5. Sterile procedures are not followed - infection risk
Sterile procedures are indeed not followed. The reason for this is that they are unnecessary. The entire movement of cells is done via hypodermics, transferring from the patient from one sealed sterile container to another throughout the entire process and back to the patient. Alcohol swab wipe on external surfaces prior to injection is all that is necessary. There is no open surgery requiring a sterile environment. Despite the claim in the ALSWW report, surgical drapes are indeed used during liposuction. Talking about the radiology suite as an "OR" is another disingenuous attempt to discredit PSC. The table talked about is a standard flouroscopy table so Dr. Williams can use imaging guidance for his procedure. Photographs reveal the table to be very clean and in fine shape. Since patients are not under general anesthesia or sedation, the risk of "easily falling off" is a function of zero.
6. Patients have retracted statements of benefit
This claim is a mystery because the patients to whom Dr. Williams referred Mr. Byer deny having been contacted. The patient Mr.

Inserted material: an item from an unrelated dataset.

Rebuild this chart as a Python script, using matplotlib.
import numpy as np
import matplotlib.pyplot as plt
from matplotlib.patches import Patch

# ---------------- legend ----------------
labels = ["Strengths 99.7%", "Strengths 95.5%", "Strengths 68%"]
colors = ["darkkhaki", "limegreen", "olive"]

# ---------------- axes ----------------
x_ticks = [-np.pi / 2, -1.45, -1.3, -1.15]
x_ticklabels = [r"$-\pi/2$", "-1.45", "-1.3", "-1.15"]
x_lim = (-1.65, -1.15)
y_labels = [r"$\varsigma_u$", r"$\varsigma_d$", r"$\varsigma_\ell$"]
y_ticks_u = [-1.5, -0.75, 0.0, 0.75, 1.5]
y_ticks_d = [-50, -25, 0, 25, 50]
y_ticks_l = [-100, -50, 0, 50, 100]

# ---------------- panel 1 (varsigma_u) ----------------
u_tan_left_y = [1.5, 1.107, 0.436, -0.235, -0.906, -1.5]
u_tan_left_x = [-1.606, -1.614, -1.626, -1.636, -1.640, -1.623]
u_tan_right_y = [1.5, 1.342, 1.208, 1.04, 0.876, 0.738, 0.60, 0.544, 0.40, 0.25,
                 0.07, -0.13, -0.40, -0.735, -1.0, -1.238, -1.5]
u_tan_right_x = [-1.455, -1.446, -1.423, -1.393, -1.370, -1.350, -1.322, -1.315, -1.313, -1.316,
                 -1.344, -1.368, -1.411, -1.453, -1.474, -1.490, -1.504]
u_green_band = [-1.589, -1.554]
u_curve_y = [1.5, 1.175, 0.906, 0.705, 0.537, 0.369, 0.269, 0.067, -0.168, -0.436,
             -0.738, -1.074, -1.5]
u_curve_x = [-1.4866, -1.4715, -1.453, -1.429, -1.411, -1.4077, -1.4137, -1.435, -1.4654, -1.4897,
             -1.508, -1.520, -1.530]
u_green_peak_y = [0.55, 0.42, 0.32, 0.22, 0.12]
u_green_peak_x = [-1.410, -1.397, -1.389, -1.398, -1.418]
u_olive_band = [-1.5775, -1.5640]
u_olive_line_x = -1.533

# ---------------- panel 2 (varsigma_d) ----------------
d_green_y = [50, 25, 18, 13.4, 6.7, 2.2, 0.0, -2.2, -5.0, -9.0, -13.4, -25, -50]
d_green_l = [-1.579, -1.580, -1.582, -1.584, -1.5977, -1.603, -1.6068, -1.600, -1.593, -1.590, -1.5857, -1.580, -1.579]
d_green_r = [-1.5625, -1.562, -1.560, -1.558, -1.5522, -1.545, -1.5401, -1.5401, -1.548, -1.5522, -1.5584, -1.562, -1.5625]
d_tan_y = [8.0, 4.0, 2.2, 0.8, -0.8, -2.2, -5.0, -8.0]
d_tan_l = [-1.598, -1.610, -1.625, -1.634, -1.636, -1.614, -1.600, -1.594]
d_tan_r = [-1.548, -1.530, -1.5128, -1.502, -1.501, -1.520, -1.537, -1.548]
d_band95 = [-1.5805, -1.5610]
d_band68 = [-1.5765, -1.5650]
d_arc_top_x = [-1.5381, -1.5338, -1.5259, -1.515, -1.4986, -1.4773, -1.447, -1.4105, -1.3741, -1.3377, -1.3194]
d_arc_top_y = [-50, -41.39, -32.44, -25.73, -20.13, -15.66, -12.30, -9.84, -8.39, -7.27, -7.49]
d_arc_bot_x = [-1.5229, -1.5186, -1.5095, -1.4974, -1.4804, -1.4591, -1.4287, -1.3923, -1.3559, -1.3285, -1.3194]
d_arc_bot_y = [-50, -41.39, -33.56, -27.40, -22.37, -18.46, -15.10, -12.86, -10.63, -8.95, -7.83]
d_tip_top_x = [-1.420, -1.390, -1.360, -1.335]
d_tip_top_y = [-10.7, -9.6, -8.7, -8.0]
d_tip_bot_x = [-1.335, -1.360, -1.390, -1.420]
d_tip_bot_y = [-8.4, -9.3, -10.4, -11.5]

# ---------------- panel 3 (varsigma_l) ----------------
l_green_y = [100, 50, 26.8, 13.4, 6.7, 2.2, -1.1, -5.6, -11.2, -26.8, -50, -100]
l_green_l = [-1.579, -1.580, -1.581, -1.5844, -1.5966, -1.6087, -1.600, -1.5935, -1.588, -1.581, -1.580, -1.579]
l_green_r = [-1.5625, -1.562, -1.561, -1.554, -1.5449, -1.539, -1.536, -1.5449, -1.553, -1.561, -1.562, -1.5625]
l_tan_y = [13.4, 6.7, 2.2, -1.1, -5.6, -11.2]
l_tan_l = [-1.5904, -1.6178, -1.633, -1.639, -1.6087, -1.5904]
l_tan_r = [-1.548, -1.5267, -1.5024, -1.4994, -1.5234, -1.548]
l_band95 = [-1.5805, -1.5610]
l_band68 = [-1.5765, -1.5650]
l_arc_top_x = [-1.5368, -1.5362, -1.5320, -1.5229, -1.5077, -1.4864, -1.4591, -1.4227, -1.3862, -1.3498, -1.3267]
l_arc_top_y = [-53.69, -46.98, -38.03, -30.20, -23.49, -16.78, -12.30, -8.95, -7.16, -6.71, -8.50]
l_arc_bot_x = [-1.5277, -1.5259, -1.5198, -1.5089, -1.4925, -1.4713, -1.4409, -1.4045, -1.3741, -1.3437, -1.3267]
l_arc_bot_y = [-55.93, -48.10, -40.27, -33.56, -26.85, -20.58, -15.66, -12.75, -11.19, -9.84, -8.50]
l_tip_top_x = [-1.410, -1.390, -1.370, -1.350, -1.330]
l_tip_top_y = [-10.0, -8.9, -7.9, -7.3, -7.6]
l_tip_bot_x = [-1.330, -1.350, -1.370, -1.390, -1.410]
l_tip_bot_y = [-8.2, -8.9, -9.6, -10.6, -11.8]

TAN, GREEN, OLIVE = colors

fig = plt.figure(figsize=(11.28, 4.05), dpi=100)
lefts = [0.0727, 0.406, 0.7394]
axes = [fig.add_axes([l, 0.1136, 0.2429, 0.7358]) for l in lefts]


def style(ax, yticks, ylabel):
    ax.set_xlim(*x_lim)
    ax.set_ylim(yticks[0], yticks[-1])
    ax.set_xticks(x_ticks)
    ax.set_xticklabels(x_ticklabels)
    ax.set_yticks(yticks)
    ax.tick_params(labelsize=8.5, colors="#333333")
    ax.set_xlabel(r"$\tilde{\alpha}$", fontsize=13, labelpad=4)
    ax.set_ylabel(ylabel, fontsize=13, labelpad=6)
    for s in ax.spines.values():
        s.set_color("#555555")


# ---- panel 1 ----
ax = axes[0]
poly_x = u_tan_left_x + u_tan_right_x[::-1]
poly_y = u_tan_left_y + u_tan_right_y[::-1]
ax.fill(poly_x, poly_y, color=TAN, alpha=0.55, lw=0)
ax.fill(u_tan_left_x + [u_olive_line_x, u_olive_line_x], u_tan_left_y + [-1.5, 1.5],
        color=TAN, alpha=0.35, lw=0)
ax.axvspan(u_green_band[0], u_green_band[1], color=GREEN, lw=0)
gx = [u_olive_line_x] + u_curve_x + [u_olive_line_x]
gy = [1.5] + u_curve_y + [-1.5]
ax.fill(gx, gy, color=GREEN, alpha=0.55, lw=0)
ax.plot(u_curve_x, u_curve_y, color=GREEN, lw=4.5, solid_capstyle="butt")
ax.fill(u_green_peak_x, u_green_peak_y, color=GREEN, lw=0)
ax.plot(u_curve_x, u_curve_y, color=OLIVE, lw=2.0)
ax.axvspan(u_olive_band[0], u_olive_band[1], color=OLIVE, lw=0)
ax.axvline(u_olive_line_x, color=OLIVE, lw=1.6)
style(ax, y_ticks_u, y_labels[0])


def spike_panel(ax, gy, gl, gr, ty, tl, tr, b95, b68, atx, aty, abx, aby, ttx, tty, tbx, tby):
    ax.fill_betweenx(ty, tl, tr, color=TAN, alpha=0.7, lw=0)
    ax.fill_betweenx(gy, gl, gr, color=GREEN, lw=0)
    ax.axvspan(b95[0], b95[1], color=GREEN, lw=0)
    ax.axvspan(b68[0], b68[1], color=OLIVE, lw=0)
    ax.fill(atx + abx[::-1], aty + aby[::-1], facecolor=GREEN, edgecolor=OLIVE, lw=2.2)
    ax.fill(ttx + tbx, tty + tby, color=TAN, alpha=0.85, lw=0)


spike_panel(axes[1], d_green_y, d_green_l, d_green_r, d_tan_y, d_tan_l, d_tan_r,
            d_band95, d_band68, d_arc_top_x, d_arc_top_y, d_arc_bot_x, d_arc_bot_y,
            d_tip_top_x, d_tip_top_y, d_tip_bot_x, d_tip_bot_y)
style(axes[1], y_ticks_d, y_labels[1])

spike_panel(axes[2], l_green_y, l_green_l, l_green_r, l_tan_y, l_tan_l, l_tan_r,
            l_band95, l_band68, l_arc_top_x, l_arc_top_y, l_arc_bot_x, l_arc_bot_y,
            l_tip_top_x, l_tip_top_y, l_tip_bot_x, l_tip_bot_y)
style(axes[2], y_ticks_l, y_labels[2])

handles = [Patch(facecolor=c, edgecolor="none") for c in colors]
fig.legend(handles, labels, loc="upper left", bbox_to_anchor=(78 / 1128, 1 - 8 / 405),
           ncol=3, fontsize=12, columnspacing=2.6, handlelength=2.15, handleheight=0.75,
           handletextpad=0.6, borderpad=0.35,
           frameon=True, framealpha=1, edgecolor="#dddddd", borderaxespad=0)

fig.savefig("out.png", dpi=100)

Byer apparently used in this example denies having been contacted by Mr. Byer. Further, he maintains his original statement.

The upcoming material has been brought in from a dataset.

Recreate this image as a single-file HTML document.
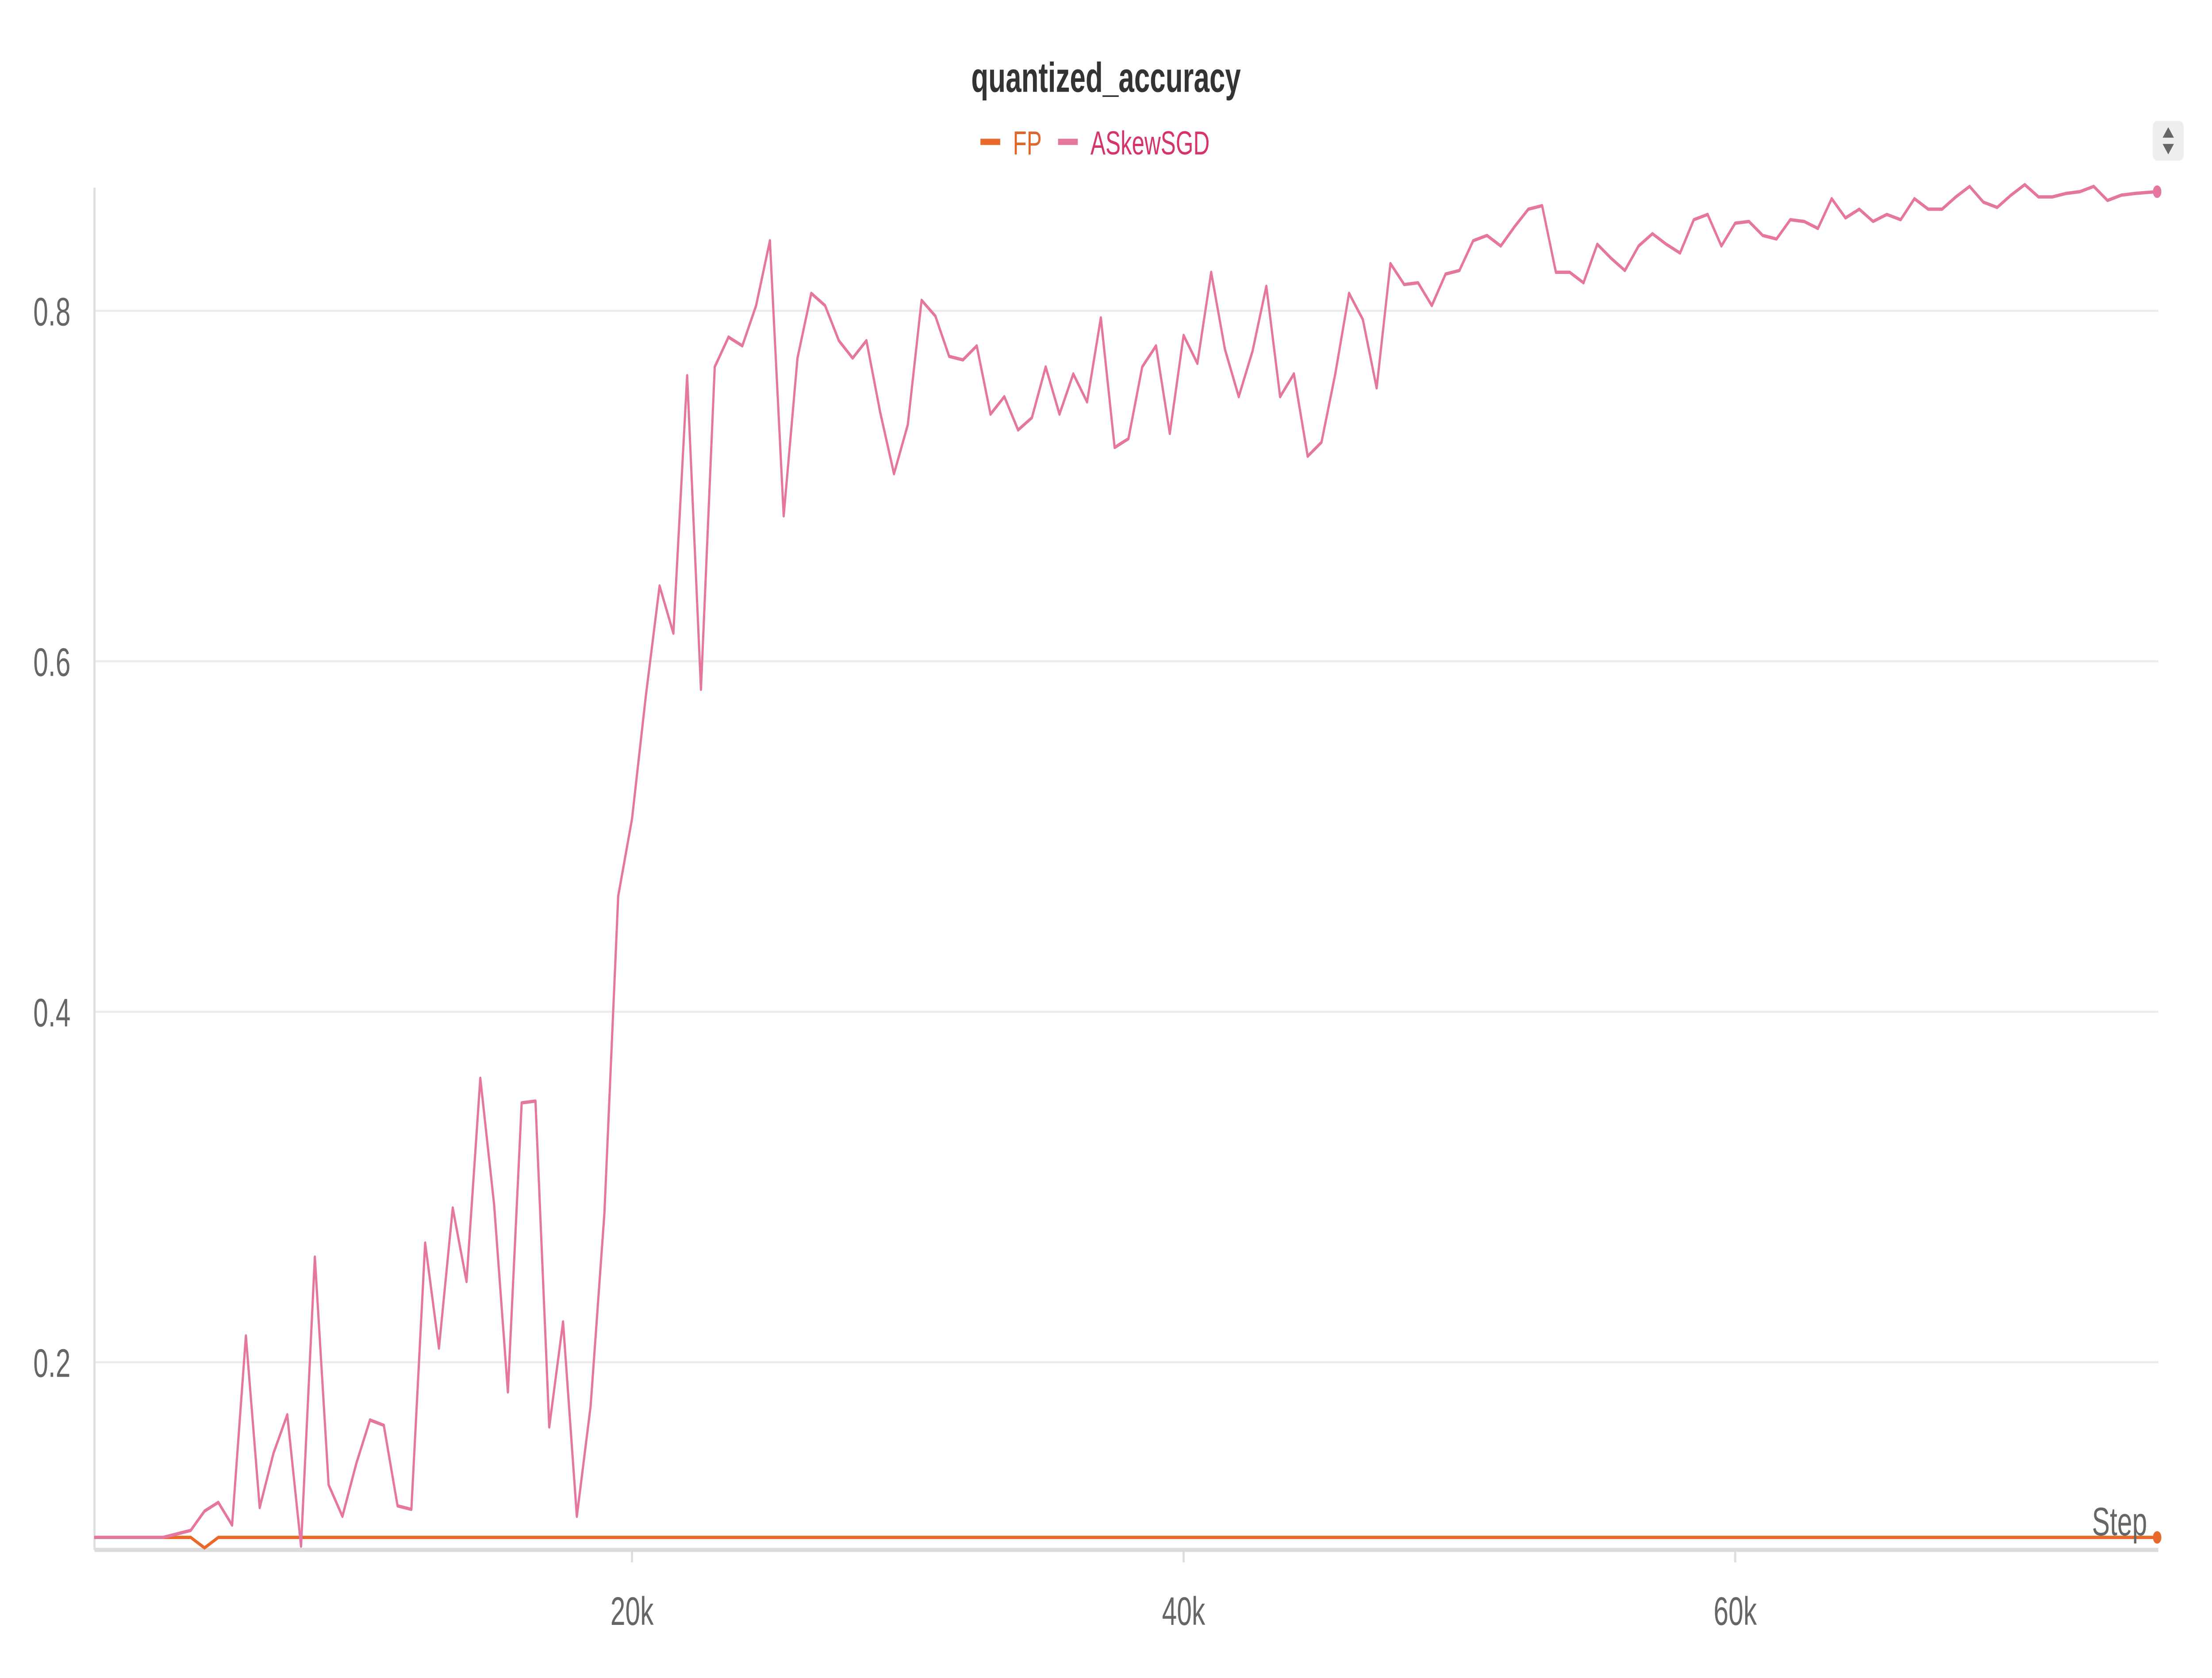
<!DOCTYPE html>
<html><head><meta charset="utf-8"><style>
html,body{margin:0;padding:0;background:#fff;width:100%;height:100%;overflow:hidden;}
svg{display:block;font-family:"Liberation Sans",sans-serif;width:100vw;height:100vh;}
</style></head><body>
<svg id="chart" viewBox="0 0 1568 804.4" preserveAspectRatio="none" xmlns="http://www.w3.org/2000/svg">
<text x="784" y="44" text-anchor="middle" font-size="20" font-weight="bold" fill="#333">quantized_accuracy</text>
<g>
<g><line x1="695" y1="68" x2="709" y2="68" stroke="#e8692a" stroke-width="3"/><text x="718" y="74" font-size="16" fill="#e0662a">FP</text></g>
<g><line x1="750" y1="68" x2="764" y2="68" stroke="#e5769f" stroke-width="3"/><text x="773" y="74" font-size="16" fill="#d6336c">ASkewSGD</text></g>
</g>
<g><rect x="1526" y="58" width="22" height="19" rx="3" fill="#eee"/><path d="M1533 66 L1537 61 L1541 66 Z M1533 69 L1537 74 L1541 69 Z" fill="#666"/></g>
<g id="grid"></g>
<g id="axes"></g>
<g id="series"></g>
<text x="1522" y="736" text-anchor="end" font-size="19" fill="#666">Step</text>
</svg>
<script>
const xTickValues=[20000,40000,60000];
const xTickLabels=["20k","40k","60k"];
const yTickValues=[0.2,0.4,0.6,0.8];
const yTickLabels=["0.2","0.4","0.6","0.8"];
const askewValues=[0.1,0.1,0.1,0.1,0.1,0.1,0.102,0.104,0.115,0.12,0.107,0.215,0.117,0.148,0.17,0.095,0.26,0.13,0.112,0.142,0.167,0.164,0.118,0.116,0.268,0.208,0.288,0.246,0.362,0.29,0.183,0.348,0.349,0.163,0.223,0.112,0.175,0.285,0.466,0.51,0.58,0.643,0.616,0.763,0.584,0.768,0.785,0.78,0.803,0.84,0.683,0.773,0.81,0.803,0.783,0.773,0.783,0.742,0.707,0.735,0.806,0.797,0.774,0.772,0.78,0.741,0.751,0.732,0.739,0.768,0.741,0.764,0.748,0.796,0.722,0.727,0.768,0.78,0.73,0.786,0.77,0.822,0.778,0.751,0.777,0.814,0.751,0.764,0.717,0.725,0.764,0.81,0.795,0.756,0.827,0.815,0.816,0.803,0.821,0.823,0.84,0.843,0.837,0.848,0.858,0.86,0.822,0.822,0.816,0.838,0.83,0.823,0.837,0.844,0.838,0.833,0.852,0.855,0.837,0.85,0.851,0.843,0.841,0.852,0.851,0.847,0.864,0.853,0.858,0.851,0.855,0.852,0.864,0.858,0.858,0.865,0.871,0.862,0.859,0.866,0.872,0.865,0.865,0.867,0.868,0.871,0.863,0.866,0.867,0.868];
const fpSteps=[500,3500,4000,4500,5000,75300];
const fpValues=[0.1,0.1,0.1,0.094,0.1,0.1];
const NS="http://www.w3.org/2000/svg";
const X0=57, PX20K=391, YREF=149;
function xs(s){return X0+s/20000*PX20K;}
function ys(v){return YREF+(0.8-v)*840;}
function mk(tag,attrs,parent){const e=document.createElementNS(NS,tag);for(const k in attrs)e.setAttribute(k,attrs[k]);parent.appendChild(e);return e;}
const grid=document.getElementById('grid'),axes=document.getElementById('axes'),series=document.getElementById('series');
const plotL=67,plotR=1530,plotT=90,plotB=743;
yTickValues.forEach((v,i)=>{
  const l=mk('line',{x1:plotL,x2:plotR,y1:ys(v),y2:ys(v),stroke:'#ececec','stroke-width':1},grid);
  
  
  const t=mk('text',{x:50,y:ys(v)+7,'text-anchor':'end','font-size':19,fill:'#666'},axes);
  t.textContent=yTickLabels[i];
  
  
});
xTickValues.forEach((v,i)=>{
  const l=mk('line',{x1:xs(v),x2:xs(v),y1:plotB,y2:plotB+6,stroke:'#ddd','stroke-width':1.5},axes);
  
  
  const t=mk('text',{x:xs(v),y:779,'text-anchor':'middle','font-size':19,fill:'#666'},axes);
  t.textContent=xTickLabels[i];
  
  
});
const xa=mk('line',{x1:plotL,x2:plotR,y1:plotB,y2:plotB,stroke:'#ddd','stroke-width':2},axes);


const ya=mk('line',{x1:plotL,x2:plotL,y1:plotT,y2:plotB,stroke:'#ddd','stroke-width':1.5},axes);


const fpPts=fpSteps.map((s,i)=>xs(s)+','+ys(fpValues[i])).join(' ');
const fp=mk('polyline',{points:fpPts,fill:'none',stroke:'#e8692a','stroke-width':1.6},series);


const fpDot=mk('circle',{cx:xs(fpSteps[fpSteps.length-1]),cy:ys(fpValues[fpValues.length-1]),r:3,fill:'#e8692a'},series);


const aPts=askewValues.map((v,i)=>xs(500*(i+1)+(i>=askewValues.length-1?300:0))+','+ys(v)).join(' ');
const a=mk('polyline',{points:aPts,fill:'none',stroke:'#e5769f','stroke-width':1.6,'stroke-linejoin':'round'},series);


const last=askewValues.length-1;
const aDot=mk('circle',{cx:xs(500*(last+1)+300),cy:ys(askewValues[last]),r:3,fill:'#e5769f'},series);


</script>
</body></html>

7. Williams uses a 0.8 micron filter making MSC harvest impossible
Dr. Williams uses an 80 micron filter. It is possible that Mr. Byer was observing another filter type or misread the label. Dr. Williams admits the possibility of having handed Mr. Byer a 0.8 micron filter by accident. Nevertheless, this question could have been resolved by email or phone call prior to publication.
8. The selegiline mixture is unsanitary
The selegiline is not, as claimed in the ALSWW report, ground in a mortar and pestle at PSC. The selegiline solution used for bathing the MSCs is made with sterile saline (not distilled water) under the guidance and protocol of David Rothbardt, a registered compounding pharmacist. According to Dr. Williams, neither Mr. Byer nor his medical adviser Dr. Hematti ever observed compounding of selegiline at PSC. Further, the selegiline is removed via rinse after bathing period and prior to reintroduction to the patient.
9. The PSC facility has no vapor lock system
Perhaps Mr. Byer has confused PSC with a biohazard facility? This allegation makes no sense and appears another in a long string of comments included to confuse the uninformed and unwary.
As demonstrated above, the report by ALSWW is full of inaccuracies, misrepresentations, and diversions from truth. The motivations for Mr. Byer to publish that report are beyond the scope of this blog post. The facts are that PSC is a clinic offering a treatment used by many clinics for joint rehabilitation. The equipment and techniques are common and well-documented. The facility is clean and the procedure is carried out under appropriately-sterile conditions. The applicability of this treatment to ALS is unknown, although the study data available is compelling enough for The Mayo Clinic to run a clinical trial.
There are some questions regarding the treatment provided by Dr. Williams. The dosages administered are estimates based on instrument capacity rather than actual flow cytometry count. The data regarding selegiline needs further independent verification. Without evaluation, it's impossible to know how complete is the presumed process of trans-differentiation of MSCs to neural lineage. The efficacy of either straight or selegiline-treated MSC intrathecal injection is still an open question.
However, one thing is clear: PSC did not deserve such a baseless derogatory review from ALSWW.